An increase in the retail of plus size mannequins and the latest upsurge in sales created by boutiques and high street shops is a good sign that clothing chains are increasingly marketing trendy apparel designed for curvaceous women.
The fashion industry watchers believe the new and now heightened trend of the century is in part due to the re-emergence of the classic “figure 8” hourglass silhouette, a shape that was gorgeous and “proper” for popular vintage fashion styles particularly from the 1940s and 1950s.
According to a February 2012 article in The Telegraph titled “Surge in sales of “Adele-sized mannequins”, “One of the UK’s largest shop mannequin companies has reported a surge in orders for clothes dummies sized 12 and above. This is certainly good news for fat women aspiring to be models.
Over the last year, DisplaySense which supplies some of the UK’s biggest clothing chains with mannequins, has seen a 16 per cent increase in sales of “plus-size” window dummies”.
This might be good news for those aspiring to become plus size models but think they are too fat.
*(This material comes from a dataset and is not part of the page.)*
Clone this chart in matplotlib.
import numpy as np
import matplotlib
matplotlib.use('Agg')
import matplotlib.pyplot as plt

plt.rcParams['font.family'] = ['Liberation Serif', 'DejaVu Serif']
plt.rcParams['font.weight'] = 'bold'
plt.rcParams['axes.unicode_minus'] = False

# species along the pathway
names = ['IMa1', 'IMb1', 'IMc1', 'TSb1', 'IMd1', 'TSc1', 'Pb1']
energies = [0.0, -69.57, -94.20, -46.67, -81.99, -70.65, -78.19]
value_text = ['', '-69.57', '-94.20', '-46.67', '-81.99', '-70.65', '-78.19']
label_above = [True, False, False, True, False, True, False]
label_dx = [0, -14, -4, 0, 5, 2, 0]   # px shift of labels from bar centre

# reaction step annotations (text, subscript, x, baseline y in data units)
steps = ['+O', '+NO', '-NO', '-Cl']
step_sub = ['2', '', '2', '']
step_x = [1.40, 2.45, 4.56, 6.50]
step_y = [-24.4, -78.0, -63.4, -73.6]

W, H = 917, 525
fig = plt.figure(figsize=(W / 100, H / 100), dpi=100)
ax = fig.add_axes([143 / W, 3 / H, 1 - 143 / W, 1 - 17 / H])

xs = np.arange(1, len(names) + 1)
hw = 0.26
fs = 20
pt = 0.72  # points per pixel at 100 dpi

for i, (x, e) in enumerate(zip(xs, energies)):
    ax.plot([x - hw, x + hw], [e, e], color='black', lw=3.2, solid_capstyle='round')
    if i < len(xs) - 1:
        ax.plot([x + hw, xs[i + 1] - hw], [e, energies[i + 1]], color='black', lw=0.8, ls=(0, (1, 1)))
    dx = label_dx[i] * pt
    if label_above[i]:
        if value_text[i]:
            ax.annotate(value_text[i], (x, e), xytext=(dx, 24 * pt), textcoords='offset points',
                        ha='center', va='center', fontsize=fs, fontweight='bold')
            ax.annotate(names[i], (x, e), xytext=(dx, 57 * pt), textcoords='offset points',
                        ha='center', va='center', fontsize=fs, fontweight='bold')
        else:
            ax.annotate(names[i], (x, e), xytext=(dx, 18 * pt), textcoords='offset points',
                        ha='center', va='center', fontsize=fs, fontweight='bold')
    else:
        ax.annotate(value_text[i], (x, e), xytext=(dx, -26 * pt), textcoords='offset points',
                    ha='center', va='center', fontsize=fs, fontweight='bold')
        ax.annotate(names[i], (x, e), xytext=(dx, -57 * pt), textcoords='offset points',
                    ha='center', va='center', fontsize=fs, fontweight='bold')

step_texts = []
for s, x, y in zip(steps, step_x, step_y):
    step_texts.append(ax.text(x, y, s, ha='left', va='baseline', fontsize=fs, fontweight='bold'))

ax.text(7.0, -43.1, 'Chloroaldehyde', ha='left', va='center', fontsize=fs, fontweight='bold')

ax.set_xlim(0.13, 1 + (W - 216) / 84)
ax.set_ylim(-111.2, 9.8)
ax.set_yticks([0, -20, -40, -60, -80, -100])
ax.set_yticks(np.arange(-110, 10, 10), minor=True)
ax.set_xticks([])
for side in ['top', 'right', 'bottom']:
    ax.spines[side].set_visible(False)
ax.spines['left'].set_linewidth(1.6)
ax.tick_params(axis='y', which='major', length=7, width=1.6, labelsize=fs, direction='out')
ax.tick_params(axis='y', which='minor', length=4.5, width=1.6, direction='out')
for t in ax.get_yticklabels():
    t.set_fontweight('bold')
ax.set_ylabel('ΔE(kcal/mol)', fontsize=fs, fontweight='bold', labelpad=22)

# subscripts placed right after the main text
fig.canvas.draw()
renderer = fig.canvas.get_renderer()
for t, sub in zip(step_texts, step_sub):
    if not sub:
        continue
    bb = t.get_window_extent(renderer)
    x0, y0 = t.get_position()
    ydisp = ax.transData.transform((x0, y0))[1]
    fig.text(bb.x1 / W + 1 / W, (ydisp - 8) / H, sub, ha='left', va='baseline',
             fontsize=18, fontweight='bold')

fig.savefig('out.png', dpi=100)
It’s good to learn that mannequin companies are trying hard to keep up with the demand of curvy forms and it’s even better to hear that some plus-size mannequins regularly sellout.
According to company spokesmen, “sales of large mannequins have risen from 4,600 units to well over 5,000 in the last year”.
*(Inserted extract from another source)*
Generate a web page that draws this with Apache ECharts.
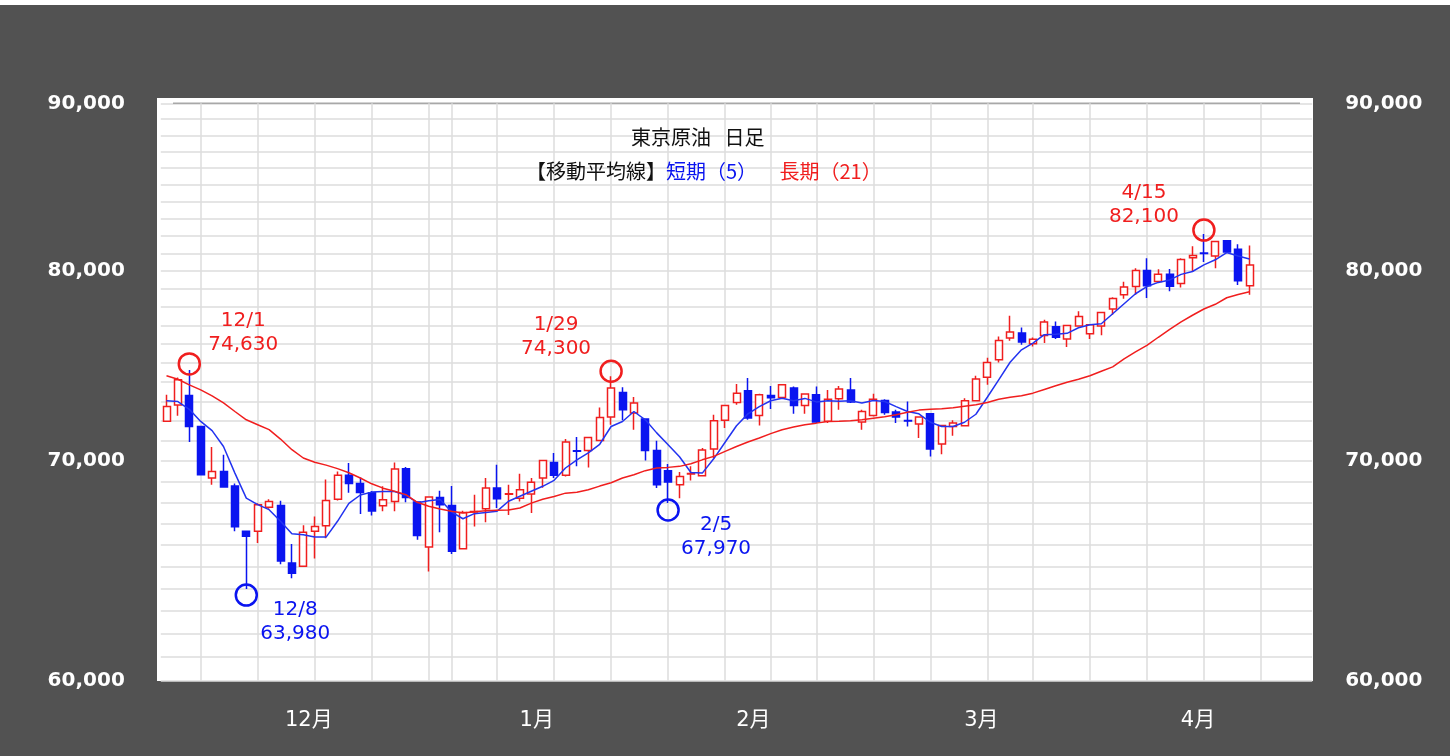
<!DOCTYPE html>
<html>
<head>
<meta charset="utf-8">
<title>東京原油 日足</title>
<style>
  html, body { margin: 0; padding: 0; background: #fff; }
  #container { position: absolute; left: 0; top: 5px; width: 1450px; height: 751px; }
</style>
</head>
<body>
<div id="container"></div>
<script src="https://cdn.jsdelivr.net/npm/echarts@6/dist/echarts.min.js"></script>
<script type="text/javascript">

    // 営業日（右端は空欄の日付）
    var dates = [
        '2023/11/29', '2023/11/30', '2023/12/01', '2023/12/04', '2023/12/05', '2023/12/06', '2023/12/07', '2023/12/08',
        '2023/12/11', '2023/12/12', '2023/12/13', '2023/12/14', '2023/12/15', '2023/12/18', '2023/12/19', '2023/12/20',
        '2023/12/21', '2023/12/22', '2023/12/25', '2023/12/26', '2023/12/27', '2023/12/28', '2023/12/29',
        '2024/01/04', '2024/01/05', '2024/01/09', '2024/01/10', '2024/01/11', '2024/01/12', '2024/01/15', '2024/01/16',
        '2024/01/17', '2024/01/18', '2024/01/19', '2024/01/22', '2024/01/23', '2024/01/24', '2024/01/25', '2024/01/26',
        '2024/01/29', '2024/01/30', '2024/01/31',
        '2024/02/01', '2024/02/02', '2024/02/05', '2024/02/06', '2024/02/07', '2024/02/08', '2024/02/09', '2024/02/13',
        '2024/02/14', '2024/02/15', '2024/02/16', '2024/02/19', '2024/02/20', '2024/02/21', '2024/02/22', '2024/02/26',
        '2024/02/27', '2024/02/28', '2024/02/29',
        '2024/03/01', '2024/03/04', '2024/03/05', '2024/03/06', '2024/03/07', '2024/03/08', '2024/03/11', '2024/03/12',
        '2024/03/13', '2024/03/14', '2024/03/15', '2024/03/18', '2024/03/19', '2024/03/21', '2024/03/22', '2024/03/25',
        '2024/03/26', '2024/03/27', '2024/03/28', '2024/03/29',
        '2024/04/01', '2024/04/02', '2024/04/03', '2024/04/04', '2024/04/05', '2024/04/08', '2024/04/09', '2024/04/10',
        '2024/04/11', '2024/04/12', '2024/04/15', '2024/04/16', '2024/04/17', '2024/04/18', '2024/04/19',
        '2024/04/22', '2024/04/23', '2024/04/24', '2024/04/25', '2024/04/26'
    ];

    var opens = [
        71980, 72810, 73300, 71720, 69170, 69490, 68780, 66630, 66630, 67760, 67850, 65160, 65010, 66630, 66890, 68150,
        69300, 68910, 68460, 67840, 68040, 69620, 68010,
        65900, 68230, 67850, 65820, 67540, 67690, 68690, 68390, 68200, 68400, 69170, 69930, 69300, 70510, 70520, 71020,
        72200, 73450, 72400,
        72100, 70520, 69530, 68850, 69370, 69280, 70590, 72030, 72940, 73540, 72280, 73300, 73200, 73680, 72790, 73340,
        71980, 73130, 73580,
        71950, 72280, 73040, 72450, 72020, 71850, 72360, 70840, 71720, 71760, 73030, 74250, 75160, 76320, 76590, 76010,
        76460, 76920, 76270, 76970,
        76550, 76960, 77890, 78670, 79130, 80020, 79410, 79810, 79300, 80740, 81010, 80840, 81720, 81230, 79170
    ];
    var closes = [
        72740, 74110, 71720, 69330, 69490, 68730, 66840, 66400, 67880, 68040, 65250, 64700, 66580, 66860, 68090, 69300,
        68910, 68470, 67590, 68120, 69610, 68230, 66430,
        68250, 67890, 65700, 67520, 67560, 68690, 68170, 68410, 68600, 68960, 70030, 69300, 70940, 70490, 71170, 72180,
        73680, 72570, 72910,
        70520, 68850, 68980, 69250, 69390, 70550, 72010, 72790, 73420, 72150, 73340, 73180, 73850, 72790, 73370, 71950,
        73110, 73640, 72960,
        72480, 73110, 72430, 72200, 72000, 72200, 70590, 71770, 71900, 73030, 74150, 75020, 76190, 76640, 76100, 76260,
        77180, 76360, 76990, 77480,
        77030, 77700, 78470, 79110, 80020, 79180, 79810, 79150, 80650, 80880, 80990, 81670, 81080, 79450, 80340
    ];
    var lows = [
        71950, 72260, 70940, 69300, 68840, 68700, 66630, 63980, 66090, 67690, 65110, 64470, 64980, 65370, 66300, 68090,
        68460, 67440, 67370, 67570, 67570, 68000, 66240,
        64780, 66580, 65580, 65800, 66860, 67050, 67730, 67400, 68040, 67490, 68700, 69170, 69250, 69740, 69690, 71000,
        71810, 72030, 71560,
        70030, 68690, 67970, 68200, 69050, 69250, 70140, 71640, 72820, 72060, 71770, 72610, 73170, 72360, 72360, 71900,
        71900, 72570, 72910,
        71560, 72230, 72310, 71900, 71720, 71140, 70230, 70340, 71250, 71720, 72990, 73850, 75020, 76170, 75960, 75870,
        76050, 76270, 75840, 76940,
        76270, 76470, 77580, 78450, 78670, 78490, 79350, 78870, 79080, 79950, 80510, 80160, 81000, 79210, 78670
    ];
    var highs = [
        73340, 74230, 74630, 71750, 70700, 70310, 68910, 66650, 67960, 68150, 68080, 66040, 66910, 67330, 69100, 69490,
        69900, 69200, 68540, 68770, 69930, 69710, 68050,
        68280, 68550, 68790, 67600, 68360, 69170, 69820, 68850, 69380, 69170, 70060, 70400, 71090, 71190, 71190, 72680,
        74300, 73730, 73220,
        72130, 71000, 69850, 69460, 69740, 70640, 72310, 72820, 73890, 74200, 73390, 73790, 73890, 73760, 73420, 73760,
        73580, 73790, 74200,
        72570, 73390, 73110, 72570, 72990, 72230, 72400, 71800, 72030, 73160, 74320, 75270, 76400, 77520, 76890, 76350,
        77300, 77210, 77030, 77770,
        77060, 77720, 78540, 79390, 80160, 80720, 80100, 80110, 80720, 81400, 82100, 81700, 81760, 81520, 81450
    ];

    // 移動平均線（チャートから読み取り）
    var ma5 = [
        73030, 72990, 72590, 71975, 71510, 70720, 69410, 68200, 67890, 67650, 67100, 66520, 66470, 66360, 66360, 67100,
        67950, 68350, 68490, 68520, 68520, 68340, 67980,
        68070, 68140, 67550, 67220, 67460, 67520, 67580, 68050, 68290, 68530, 68770, 69060, 69660, 70060, 70400, 70830,
        71720, 71975, 72480,
        72060, 71400, 70810, 70210, 69440, 69410, 70110, 70930, 71760, 72360, 72730, 73030, 73160, 73030, 73150, 72970,
        73030, 73000, 73030,
        72910, 73040, 72990, 72730, 72480, 72360, 71935, 71720, 71720, 71935, 72340, 73210, 74110, 75030, 75690, 76050,
        76500, 76520, 76570, 76870,
        77030, 77090, 77630, 78180, 78730, 79130, 79360, 79500, 79810, 79970, 80340, 80630, 81040, 80850, 80680
    ];
    var ma21 = [
        74320, 74140, 73850, 73590, 73280, 72920, 72480, 72060, 71810, 71560, 71090, 70560, 70150, 69940, 69800, 69630,
        69430, 69170, 68890, 68680, 68530, 68370, 68000,
        67810, 67680, 67580, 67490, 67550, 67600, 67620, 67630, 67730, 67960, 68150, 68280, 68440, 68480, 68600, 68780,
        68940, 69170, 69330,
        69530, 69660, 69690, 69740, 69870, 70060, 70230, 70480, 70720, 70940, 71140, 71360, 71560, 71690, 71810, 71890,
        71975, 71985, 72010,
        72060, 72140, 72210, 72310, 72440, 72550, 72590, 72620, 72670, 72750, 72820, 72940, 73110, 73210, 73290, 73420,
        73610, 73800, 73980, 74140,
        74320, 74560, 74790, 75210, 75580, 75930, 76360, 76790, 77190, 77550, 77890, 78150, 78510, 78690, 78840
    ];

    // 週初めの縦線
    var weekStarts = [
        '2023/12/04', '2023/12/11', '2023/12/18', '2023/12/25', '2024/01/04', '2024/01/09', '2024/01/15',
        '2024/01/22', '2024/01/29', '2024/02/05', '2024/02/13', '2024/02/19', '2024/02/26', '2024/03/04',
        '2024/03/11', '2024/03/18', '2024/03/25', '2024/04/01', '2024/04/08', '2024/04/15', '2024/04/22'
    ];
    var monthLabels = {
        '2023/12/15': '12月', '2024/01/18': '1月', '2024/02/15': '2月', '2024/03/15': '3月', '2024/04/12': '4月'
    };
    var yLabelValues = [60000, 70000, 80000, 90000];
    var yMin = 60000, yMax = 90000, yGridStep = 1000;

    // 高値・安値の注記
    var markDates = ['2023/12/01', '2023/12/08', '2024/01/29', '2024/02/05', '2024/04/15'];
    var markValues = [74630, 63980, 74300, 67970, 82100];
    var markTypes = ['high', 'low', 'high', 'low', 'high'];

    var yGridValues = [];
    for (var v = yMin; v <= yMax; v += yGridStep) {
        yGridValues.push(v);
    }

    var RED = '#f01e1e';
    var BLUE = '#0a14f0';
    var CJK = 'Noto Sans CJK JP';
    // 円と注記の位置（円の中心からのずれ）
    var circleOffsets = [-6, 6, -5, 7, -4];
    var labelOffsets = [[54, -31.5], [49, 26.5], [-55, -34], [48, 27.3], [-60, -25.6]];

    var candleData = [];
    for (var i = 0; i < opens.length; i++) {
        candleData.push([opens[i], closes[i], lows[i], highs[i]]);
    }

    var markPointData = markDates.map(function (d, i) {
        var isHigh = markTypes[i] === 'high';
        var parts = d.split('/');
        var text = parseInt(parts[1], 10) + '/' + parseInt(parts[2], 10) + '\n' +
            markValues[i].toLocaleString('en-US');
        var color = isHigh ? RED : BLUE;
        return {
            coord: [d, markValues[i]],
            symbolOffset: [0, circleOffsets[i]],
            itemStyle: { color: 'rgba(0,0,0,0)', borderColor: color, borderWidth: 2.5 },
            label: {
                show: true,
                formatter: text,
                color: color,
                fontSize: 20,
                lineHeight: 24,
                offset: labelOffsets[i]
            }
        };
    });

    var dom = document.getElementById('container');
    var myChart = echarts.init(dom, null, { renderer: 'canvas' });

    var yAxisBase = {
        type: 'log',
        min: yMin,
        max: yMax,
        axisLine: { show: false },
        axisTick: { show: false, customValues: yGridValues },
        axisLabel: {
            customValues: yLabelValues,
            color: '#fff',
            fontSize: 20,
            fontWeight: 'bold',
            fontFamily: 'DejaVu Sans',
            formatter: function (val) { return Number(val).toLocaleString('en-US'); }
        }
    };

    var option = {
        backgroundColor: '#525252',
        animation: false,
        textStyle: { fontFamily: "'DejaVu Sans', 'Noto Sans CJK JP'" },
        title: [
            {
                text: '東京原油   日足',
                left: 626,
                top: 117,
                textStyle: { fontSize: 20, fontWeight: 'normal', color: '#111', fontFamily: CJK }
            },
            {
                text: '{k|【移動平均線】}{s|短期（5）}{l|     長期（21）}',
                left: 521,
                top: 151,
                textStyle: {
                    fontFamily: CJK,
                    fontWeight: 'normal',
                    rich: {
                        k: { fontSize: 20, color: '#111', fontFamily: CJK, fontWeight: 'normal' },
                        s: { fontSize: 20, color: BLUE, fontFamily: CJK, fontWeight: 'normal' },
                        l: { fontSize: 20, color: RED, fontFamily: CJK, fontWeight: 'normal' }
                    }
                }
            }
        ],
        graphic: [
            {
                type: 'rect',
                z: -1,
                silent: true,
                shape: { x: 157, y: 93, width: 1156, height: 583 },
                style: { fill: '#fff' }
            },
            {
                type: 'line',
                z: 1,
                silent: true,
                shape: { x1: 173, y1: 98.3, x2: 1300, y2: 98.3 },
                style: { stroke: '#a8a8a8', lineWidth: 1.5 }
            }
        ],
        grid: {
            left: 160.8,
            right: 137.8,
            top: 98.3,
            bottom: 75.5
        },
        xAxis: {
            type: 'category',
            data: dates,
            boundaryGap: true,
            axisLine: { show: false },
            axisTick: { show: false },
            splitLine: { show: false },
            axisLabel: {
                interval: function (index, value) { return !!monthLabels[value]; },
                formatter: function (value) { return monthLabels[value] || ''; },
                color: '#fff',
                fontSize: 21,
                margin: 30,
                padding: [0, 0, 0, 11]
            }
        },
        yAxis: [
            echarts.util.merge({
                position: 'left',
                splitLine: { show: true, lineStyle: { color: '#dcdcdc', width: 1.5 } },
                axisLabel: { margin: 36 }
            }, yAxisBase),
            echarts.util.merge({
                position: 'right',
                splitLine: { show: false },
                axisLabel: { margin: 33 }
            }, yAxisBase)
        ],
        series: [
            {
                name: '東京原油',
                type: 'candlestick',
                z: 2,
                barWidth: 7.5,
                data: candleData,
                itemStyle: {
                    color: '#fff',
                    color0: BLUE,
                    borderColor: RED,
                    borderColor0: BLUE,
                    borderWidth: 1.5
                },
                markLine: {
                    silent: true,
                    z: 1,
                    symbol: 'none',
                    label: { show: false },
                    lineStyle: { color: '#dcdcdc', width: 1.5, type: 'solid' },
                    emphasis: { disabled: true },
                    data: weekStarts.map(function (d) { return { xAxis: d }; })
                },
                markPoint: {
                    symbol: 'circle',
                    symbolSize: 21,
                    silent: true,
                    data: markPointData
                }
            },
            {
                name: '短期（5）',
                type: 'line',
                z: 3,
                data: ma5,
                symbol: 'none',
                lineStyle: { color: '#2233f0', width: 1.5 },
                silent: true
            },
            {
                name: '長期（21）',
                type: 'line',
                z: 3,
                data: ma21,
                symbol: 'none',
                lineStyle: { color: RED, width: 1.5 },
                silent: true
            }
        ]
    };

    myChart.setOption(option);
    window.addEventListener('resize', myChart.resize);
</script>
</body>
</html>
The fact that in the summer of 2011, Italian Vogue celebrated curvy and fat models by having a front cover photo showing three gorgeous and stunning plus-sized women should send a message that is loud and clear.
Even the magazine’s editor-in-chief Franca Sozzani made a welcoming remark: “Why should these women slim down? Many of the women who have a few extra kilos are especially beautiful and more feminine.”
Commercial Viability of Growing Plus Size Apparel Market
Fashion designers of today should give good thought to the viability of designing clothes for skinny people and having them modeled by stick thin models. What size is the average woman anyway?
It is a glaring fact that most fashionable beautiful women walking this earth are curvy, with some amount of flesh in the right places.
Fashion designers and merchandisers may want thin shapeless models showcasing their stuff on their catwalk, but what is the commercial viability of such?
Now that the rapidly expanding market for the full-bodied woman is captured by fashion chains and independent retailers alike, the demand for curvy models will rise proportionately. Maybe this time they will realise the economic sense in employing the services of fat models.
Recent Studies on Full Figured Women’s Fashion
Research recently carried out shows that about one in five women in the western world now demand and wear plus-size clothing. Estimations show that the market for curvaceous women’s wear has increased by around 50 per cent over a period of five years, from a modest £2.7bn to a whopping £4bn in 2011.
When compared to a growth of only 15 per cent (over the same period) in the general women’s wear market, this is great news. At least women now believe that curves are gradually returning to the fashion and style scene.
Well its about time designers think more about the fact that majority of women out there are full-figured and beautifully curvaceous so the sooner they realise that there is a large plus size market out there for their future designs, the better off they’ll be in terms of earning increased revenue running into tens of billions of dollars.
And the modelling industry and agencies on their part will do good to encourage further plus size modelling careers and services, to showcase beautiful chic clothes created for those curvy women who need them; to view their body shapes the most.